> [Material provided]:
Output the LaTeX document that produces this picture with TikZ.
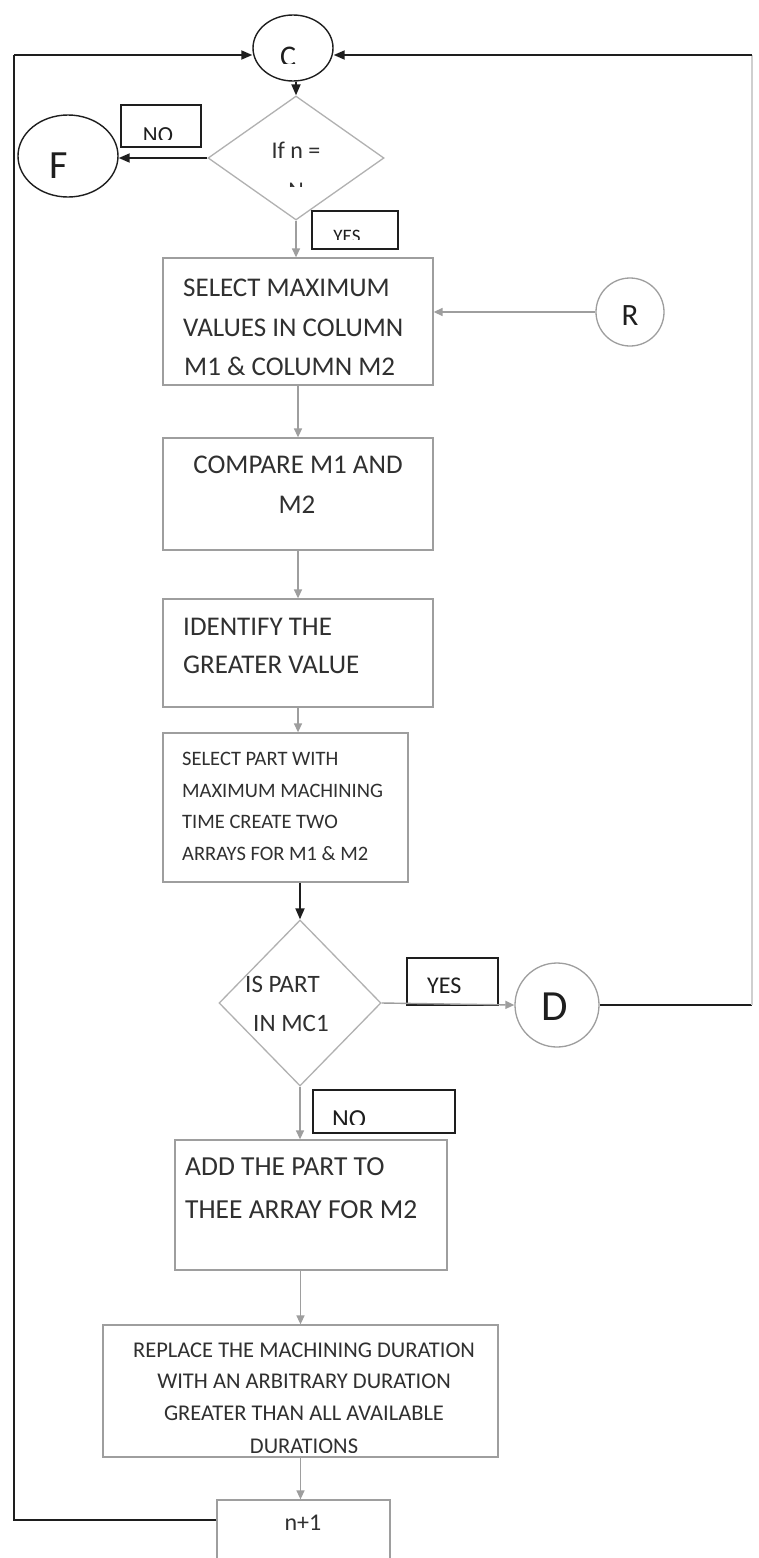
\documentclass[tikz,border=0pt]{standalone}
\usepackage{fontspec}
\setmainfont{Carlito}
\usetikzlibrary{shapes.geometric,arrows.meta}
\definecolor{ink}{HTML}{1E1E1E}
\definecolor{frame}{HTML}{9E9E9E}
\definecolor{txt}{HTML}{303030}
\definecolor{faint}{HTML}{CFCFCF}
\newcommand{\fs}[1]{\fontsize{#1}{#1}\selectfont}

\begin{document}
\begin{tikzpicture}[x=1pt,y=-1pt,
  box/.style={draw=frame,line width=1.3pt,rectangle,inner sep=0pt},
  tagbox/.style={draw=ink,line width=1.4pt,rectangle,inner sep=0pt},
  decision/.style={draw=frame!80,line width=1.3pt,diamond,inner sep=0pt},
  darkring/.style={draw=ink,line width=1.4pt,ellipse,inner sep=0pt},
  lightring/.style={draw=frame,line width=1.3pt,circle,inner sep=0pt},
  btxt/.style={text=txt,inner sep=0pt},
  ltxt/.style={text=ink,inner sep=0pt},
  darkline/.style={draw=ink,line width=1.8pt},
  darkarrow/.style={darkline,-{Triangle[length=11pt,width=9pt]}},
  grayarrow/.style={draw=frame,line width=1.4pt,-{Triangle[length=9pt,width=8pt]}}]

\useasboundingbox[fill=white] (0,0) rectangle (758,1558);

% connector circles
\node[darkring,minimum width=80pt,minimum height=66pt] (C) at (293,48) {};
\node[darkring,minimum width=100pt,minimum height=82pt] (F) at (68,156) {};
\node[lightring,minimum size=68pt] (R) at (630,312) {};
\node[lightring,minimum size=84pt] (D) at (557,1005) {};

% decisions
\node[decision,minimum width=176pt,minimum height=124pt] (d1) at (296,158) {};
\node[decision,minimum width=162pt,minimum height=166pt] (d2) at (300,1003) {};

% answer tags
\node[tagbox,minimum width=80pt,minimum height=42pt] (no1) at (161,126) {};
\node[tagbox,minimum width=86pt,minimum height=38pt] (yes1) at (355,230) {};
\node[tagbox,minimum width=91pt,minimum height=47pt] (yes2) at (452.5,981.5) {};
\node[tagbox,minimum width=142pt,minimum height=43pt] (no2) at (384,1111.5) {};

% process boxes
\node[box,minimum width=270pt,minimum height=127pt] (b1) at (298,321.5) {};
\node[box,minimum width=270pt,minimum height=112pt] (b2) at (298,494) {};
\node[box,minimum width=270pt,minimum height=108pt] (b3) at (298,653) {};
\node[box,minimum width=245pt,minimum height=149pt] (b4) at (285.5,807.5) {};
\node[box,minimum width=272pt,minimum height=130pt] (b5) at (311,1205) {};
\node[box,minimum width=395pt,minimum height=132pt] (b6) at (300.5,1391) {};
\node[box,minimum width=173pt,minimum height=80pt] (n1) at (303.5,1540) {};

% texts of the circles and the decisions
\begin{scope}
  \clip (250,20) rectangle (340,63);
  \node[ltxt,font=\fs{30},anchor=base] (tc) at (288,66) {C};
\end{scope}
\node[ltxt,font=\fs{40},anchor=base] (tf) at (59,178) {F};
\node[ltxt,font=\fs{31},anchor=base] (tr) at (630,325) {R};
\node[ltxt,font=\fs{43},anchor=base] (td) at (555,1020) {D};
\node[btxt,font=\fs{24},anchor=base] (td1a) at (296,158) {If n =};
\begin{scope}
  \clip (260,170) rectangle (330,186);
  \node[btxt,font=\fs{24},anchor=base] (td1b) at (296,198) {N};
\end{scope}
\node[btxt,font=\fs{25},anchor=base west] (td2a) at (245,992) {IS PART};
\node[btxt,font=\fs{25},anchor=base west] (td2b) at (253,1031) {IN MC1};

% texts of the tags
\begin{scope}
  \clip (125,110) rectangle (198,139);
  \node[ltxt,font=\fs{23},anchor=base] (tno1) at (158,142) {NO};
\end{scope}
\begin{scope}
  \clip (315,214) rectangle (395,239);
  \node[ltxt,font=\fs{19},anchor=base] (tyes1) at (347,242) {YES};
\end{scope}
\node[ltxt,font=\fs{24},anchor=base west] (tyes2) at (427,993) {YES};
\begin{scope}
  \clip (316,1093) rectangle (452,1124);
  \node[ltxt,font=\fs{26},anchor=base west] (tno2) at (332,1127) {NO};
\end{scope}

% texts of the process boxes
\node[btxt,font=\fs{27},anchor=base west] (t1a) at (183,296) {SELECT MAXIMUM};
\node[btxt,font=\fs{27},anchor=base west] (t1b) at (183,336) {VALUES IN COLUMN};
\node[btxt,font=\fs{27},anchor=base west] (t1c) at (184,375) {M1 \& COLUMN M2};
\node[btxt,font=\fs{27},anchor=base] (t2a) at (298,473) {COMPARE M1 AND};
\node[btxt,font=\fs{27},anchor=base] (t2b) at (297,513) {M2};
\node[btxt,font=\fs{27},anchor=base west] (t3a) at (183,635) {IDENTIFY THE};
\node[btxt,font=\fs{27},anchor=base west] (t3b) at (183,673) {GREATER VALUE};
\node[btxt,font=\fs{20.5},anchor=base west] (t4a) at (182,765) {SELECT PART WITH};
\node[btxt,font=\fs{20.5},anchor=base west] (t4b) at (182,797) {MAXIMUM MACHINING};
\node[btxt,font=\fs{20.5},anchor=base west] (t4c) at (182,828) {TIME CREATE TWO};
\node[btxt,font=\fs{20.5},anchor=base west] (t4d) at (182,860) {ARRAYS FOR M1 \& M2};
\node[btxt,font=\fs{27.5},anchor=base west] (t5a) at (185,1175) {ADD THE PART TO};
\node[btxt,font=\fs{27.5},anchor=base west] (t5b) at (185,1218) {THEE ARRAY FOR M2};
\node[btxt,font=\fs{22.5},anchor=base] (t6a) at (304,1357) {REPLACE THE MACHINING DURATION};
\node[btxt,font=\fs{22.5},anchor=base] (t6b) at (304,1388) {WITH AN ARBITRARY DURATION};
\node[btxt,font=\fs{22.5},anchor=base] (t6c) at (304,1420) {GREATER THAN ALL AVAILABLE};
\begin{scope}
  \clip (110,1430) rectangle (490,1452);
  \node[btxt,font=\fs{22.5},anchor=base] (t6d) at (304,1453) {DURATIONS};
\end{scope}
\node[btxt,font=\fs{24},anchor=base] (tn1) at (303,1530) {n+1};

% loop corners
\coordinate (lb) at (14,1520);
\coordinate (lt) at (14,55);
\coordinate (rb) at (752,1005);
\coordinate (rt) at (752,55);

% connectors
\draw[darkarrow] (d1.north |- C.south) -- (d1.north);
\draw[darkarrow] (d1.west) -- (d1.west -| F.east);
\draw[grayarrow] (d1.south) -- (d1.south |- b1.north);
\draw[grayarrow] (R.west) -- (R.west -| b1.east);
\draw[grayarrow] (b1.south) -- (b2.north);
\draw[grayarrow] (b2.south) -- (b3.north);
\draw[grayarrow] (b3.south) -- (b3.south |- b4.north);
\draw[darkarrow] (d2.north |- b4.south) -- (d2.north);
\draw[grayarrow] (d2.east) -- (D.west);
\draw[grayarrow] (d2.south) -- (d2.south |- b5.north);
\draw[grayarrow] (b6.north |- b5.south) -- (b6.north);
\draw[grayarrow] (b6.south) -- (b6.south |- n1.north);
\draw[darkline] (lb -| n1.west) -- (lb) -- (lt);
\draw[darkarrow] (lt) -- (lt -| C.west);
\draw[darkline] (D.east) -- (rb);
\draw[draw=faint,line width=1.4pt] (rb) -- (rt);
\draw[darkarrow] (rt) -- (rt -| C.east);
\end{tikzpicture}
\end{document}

> [Exercise objective]: Starting at the top of the listing above, reproduce each line up to and including the one with "width=142pt,minimum height=43pt] (no2)"; omit the pictures.

> [Response]:
Output the LaTeX document that produces this picture with TikZ.
\documentclass[tikz,border=0pt]{standalone}
\usepackage{fontspec}
\setmainfont{Carlito}
\usetikzlibrary{shapes.geometric,arrows.meta}
\definecolor{ink}{HTML}{1E1E1E}
\definecolor{frame}{HTML}{9E9E9E}
\definecolor{txt}{HTML}{303030}
\definecolor{faint}{HTML}{CFCFCF}
\newcommand{\fs}[1]{\fontsize{#1}{#1}\selectfont}

\begin{document}
\begin{tikzpicture}[x=1pt,y=-1pt,
  box/.style={draw=frame,line width=1.3pt,rectangle,inner sep=0pt},
  tagbox/.style={draw=ink,line width=1.4pt,rectangle,inner sep=0pt},
  decision/.style={draw=frame!80,line width=1.3pt,diamond,inner sep=0pt},
  darkring/.style={draw=ink,line width=1.4pt,ellipse,inner sep=0pt},
  lightring/.style={draw=frame,line width=1.3pt,circle,inner sep=0pt},
  btxt/.style={text=txt,inner sep=0pt},
  ltxt/.style={text=ink,inner sep=0pt},
  darkline/.style={draw=ink,line width=1.8pt},
  darkarrow/.style={darkline,-{Triangle[length=11pt,width=9pt]}},
  grayarrow/.style={draw=frame,line width=1.4pt,-{Triangle[length=9pt,width=8pt]}}]

\useasboundingbox[fill=white] (0,0) rectangle (758,1558);

% connector circles
\node[darkring,minimum width=80pt,minimum height=66pt] (C) at (293,48) {};
\node[darkring,minimum width=100pt,minimum height=82pt] (F) at (68,156) {};
\node[lightring,minimum size=68pt] (R) at (630,312) {};
\node[lightring,minimum size=84pt] (D) at (557,1005) {};

% decisions
\node[decision,minimum width=176pt,minimum height=124pt] (d1) at (296,158) {};
\node[decision,minimum width=162pt,minimum height=166pt] (d2) at (300,1003) {};

% answer tags
\node[tagbox,minimum width=80pt,minimum height=42pt] (no1) at (161,126) {};
\node[tagbox,minimum width=86pt,minimum height=38pt] (yes1) at (355,230) {};
\node[tagbox,minimum width=91pt,minimum height=47pt] (yes2) at (452.5,981.5) {};
\node[tagbox,minimum width=142pt,minimum height=43pt] (no2) at (384,1111.5) {};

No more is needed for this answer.